本项目拟利用非线性泛函分析（序方法、拓扑度理论、变分方法等）、椭圆型方程的相关理论和技巧研究椭圆型方程中几个奇异性问题，具体包括：（1）椭圆型方程中的孤点奇异性和解的分类问题(原点在区域内)，分别对强奇异位势和弱奇异位势的情形研究正解的不存在性、存在性、解的局部性质、解的完整分类等；（2）含有到边界距离产生的Hardy位势的椭圆型方程，去研究死核解的存在性、正解的存在性、正解的分支和正解的分类，同时研究半空间上正解的存在唯一性和对称性；（3）椭圆型方程的边界爆破问题，研究边界爆破解的存在性、多解性、唯一性等，将优化唯一性的充分条件，给出严格凸解存在的充分必要条件，以及研究解的解析性质；（4）椭圆型方程在区域边界上的孤点奇异问题，研究正解的存在性、不存在性、正解的分类，并给出不可去奇性的解在奇异点处的准确性质。

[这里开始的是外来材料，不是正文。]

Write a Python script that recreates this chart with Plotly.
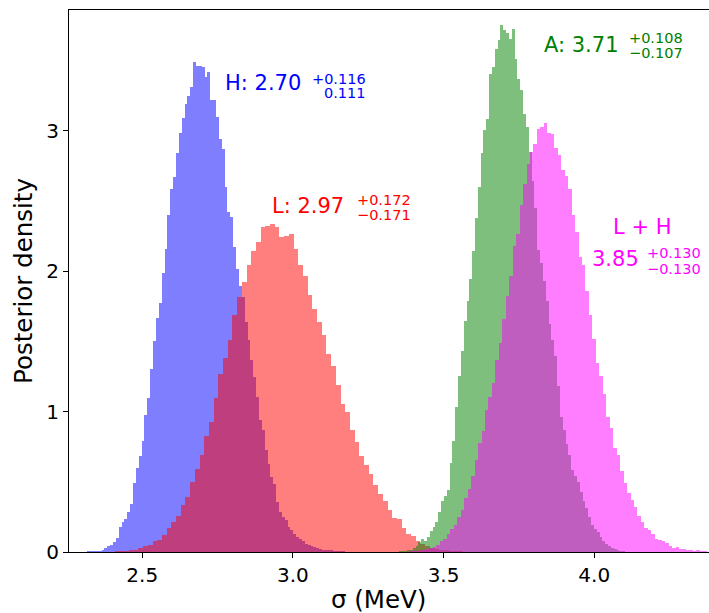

本项目的研究将对非线性泛函分析与椭圆型偏微分方程理论的发展起到一定的促进作用。

奇异问题是椭圆型方程中的热点问题，其相关的研究有着很好的理论意义。项目通过利用非线性泛函分析理论中的上下解方法、变分方法以及偏微分方程的相关理论技巧，研究如下几个问题：（1）研究带强奇异位势和Hardy位势（由到区域边界的距离生成）的椭圆型方程，并就不同的参数讨论正解的存在性、不存在性，同时建立正解的边界爆破速率；（2）研究带奇异位势（由到原点的距离生成）的椭圆型方程，并建立当该位势是强奇异时正解的存在性、不存在性以及正解在原点处的爆破速率等结论，同时对弱奇异位势的情形，给出正解的一些分类；（3）研究带奇异权函数的椭圆型方程，就非线性项是超线性和次线性情形，分别给出正解的先验估计，同时建立正解的不存在性、存在性和唯一性等结果；运用Nehari流形方法，研究带奇异权函数的椭圆型方程组，给出非平凡正解的存在性；（4）研究带权函数的非局部椭圆型问题，借助变分法和分支理论，给出正解的存在性和正解的分支结构。主要研究成果发表在J. Diffeerential Equations、 Proc. Roy. Soc. Edinburgh Sect. A 、Differential Integral Equations等数学专业杂志上，研究结果使我们对部分椭圆型奇异问题有更深刻的理解和认识，研究方法和结论有具体的理论意义。